--- Begin ---

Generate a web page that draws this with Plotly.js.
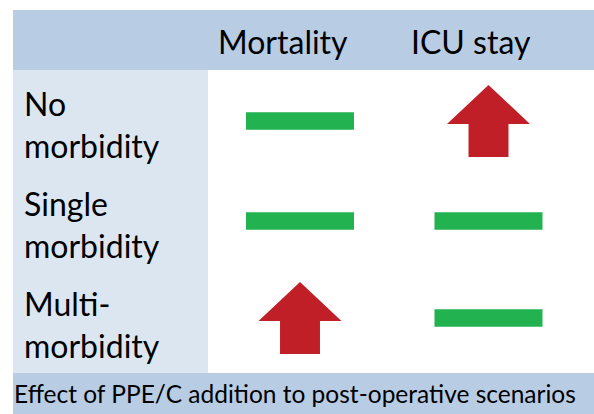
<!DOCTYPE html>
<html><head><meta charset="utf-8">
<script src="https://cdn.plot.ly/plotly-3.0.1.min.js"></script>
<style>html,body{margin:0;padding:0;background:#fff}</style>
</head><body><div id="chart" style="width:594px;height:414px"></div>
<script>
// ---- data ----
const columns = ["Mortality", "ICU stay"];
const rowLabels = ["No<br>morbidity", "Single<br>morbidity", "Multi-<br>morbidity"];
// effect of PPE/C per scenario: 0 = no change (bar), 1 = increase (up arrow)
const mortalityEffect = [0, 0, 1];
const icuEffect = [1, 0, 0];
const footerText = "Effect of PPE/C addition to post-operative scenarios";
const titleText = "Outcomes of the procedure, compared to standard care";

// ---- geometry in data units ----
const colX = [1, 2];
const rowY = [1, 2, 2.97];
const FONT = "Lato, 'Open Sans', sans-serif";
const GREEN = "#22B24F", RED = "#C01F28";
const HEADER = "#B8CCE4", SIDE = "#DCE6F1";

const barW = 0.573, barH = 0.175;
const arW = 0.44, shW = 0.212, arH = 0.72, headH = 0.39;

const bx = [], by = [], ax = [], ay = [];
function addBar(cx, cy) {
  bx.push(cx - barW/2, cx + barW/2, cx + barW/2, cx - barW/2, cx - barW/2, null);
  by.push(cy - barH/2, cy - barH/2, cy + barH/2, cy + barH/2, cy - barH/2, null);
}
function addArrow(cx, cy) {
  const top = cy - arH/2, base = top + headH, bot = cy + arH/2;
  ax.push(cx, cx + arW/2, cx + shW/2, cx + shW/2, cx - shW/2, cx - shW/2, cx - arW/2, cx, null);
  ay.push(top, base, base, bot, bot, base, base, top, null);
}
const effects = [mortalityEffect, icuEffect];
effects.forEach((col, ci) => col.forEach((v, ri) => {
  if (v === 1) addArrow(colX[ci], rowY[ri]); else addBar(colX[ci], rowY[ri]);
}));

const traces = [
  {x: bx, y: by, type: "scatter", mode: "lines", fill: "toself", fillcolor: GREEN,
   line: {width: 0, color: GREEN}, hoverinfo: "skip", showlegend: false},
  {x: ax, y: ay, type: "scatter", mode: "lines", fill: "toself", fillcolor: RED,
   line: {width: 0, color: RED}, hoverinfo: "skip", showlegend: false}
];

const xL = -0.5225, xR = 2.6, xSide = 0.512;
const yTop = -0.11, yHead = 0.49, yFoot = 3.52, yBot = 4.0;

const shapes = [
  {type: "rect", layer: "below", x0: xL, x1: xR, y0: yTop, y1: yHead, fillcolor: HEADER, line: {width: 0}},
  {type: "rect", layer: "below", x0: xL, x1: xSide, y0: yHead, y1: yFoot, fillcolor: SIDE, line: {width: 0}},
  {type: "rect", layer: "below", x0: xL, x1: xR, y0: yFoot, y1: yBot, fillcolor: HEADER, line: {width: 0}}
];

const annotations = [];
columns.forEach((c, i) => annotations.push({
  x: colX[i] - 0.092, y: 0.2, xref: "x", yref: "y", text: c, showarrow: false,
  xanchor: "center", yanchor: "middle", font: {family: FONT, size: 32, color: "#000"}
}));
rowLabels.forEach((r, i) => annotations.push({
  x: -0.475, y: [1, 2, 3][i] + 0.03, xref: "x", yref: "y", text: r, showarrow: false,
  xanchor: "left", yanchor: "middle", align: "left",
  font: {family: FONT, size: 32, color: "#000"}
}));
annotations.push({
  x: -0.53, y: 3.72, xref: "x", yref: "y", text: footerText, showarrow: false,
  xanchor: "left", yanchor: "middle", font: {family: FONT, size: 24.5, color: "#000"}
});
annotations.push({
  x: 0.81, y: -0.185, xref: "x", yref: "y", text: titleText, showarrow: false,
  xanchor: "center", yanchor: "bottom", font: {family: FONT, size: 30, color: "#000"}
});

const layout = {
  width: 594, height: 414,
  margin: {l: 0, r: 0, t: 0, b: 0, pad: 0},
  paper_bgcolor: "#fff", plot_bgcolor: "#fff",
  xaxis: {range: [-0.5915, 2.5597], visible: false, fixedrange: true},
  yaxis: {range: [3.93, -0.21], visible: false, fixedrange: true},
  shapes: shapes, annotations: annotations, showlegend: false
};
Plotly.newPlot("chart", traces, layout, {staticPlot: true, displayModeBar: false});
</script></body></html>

--- End ---

Write out exactly the opening lines of the data, stopping after the line that holds "const arW = 0.44, shW". Exclude pictures.

Generate a web page that draws this with Plotly.js.
<!DOCTYPE html>
<html><head><meta charset="utf-8">
<script src="https://cdn.plot.ly/plotly-3.0.1.min.js"></script>
<style>html,body{margin:0;padding:0;background:#fff}</style>
</head><body><div id="chart" style="width:594px;height:414px"></div>
<script>
// ---- data ----
const columns = ["Mortality", "ICU stay"];
const rowLabels = ["No<br>morbidity", "Single<br>morbidity", "Multi-<br>morbidity"];
// effect of PPE/C per scenario: 0 = no change (bar), 1 = increase (up arrow)
const mortalityEffect = [0, 0, 1];
const icuEffect = [1, 0, 0];
const footerText = "Effect of PPE/C addition to post-operative scenarios";
const titleText = "Outcomes of the procedure, compared to standard care";

// ---- geometry in data units ----
const colX = [1, 2];
const rowY = [1, 2, 2.97];
const FONT = "Lato, 'Open Sans', sans-serif";
const GREEN = "#22B24F", RED = "#C01F28";
const HEADER = "#B8CCE4", SIDE = "#DCE6F1";

const barW = 0.573, barH = 0.175;
const arW = 0.44, shW = 0.212, arH = 0.72, headH = 0.39;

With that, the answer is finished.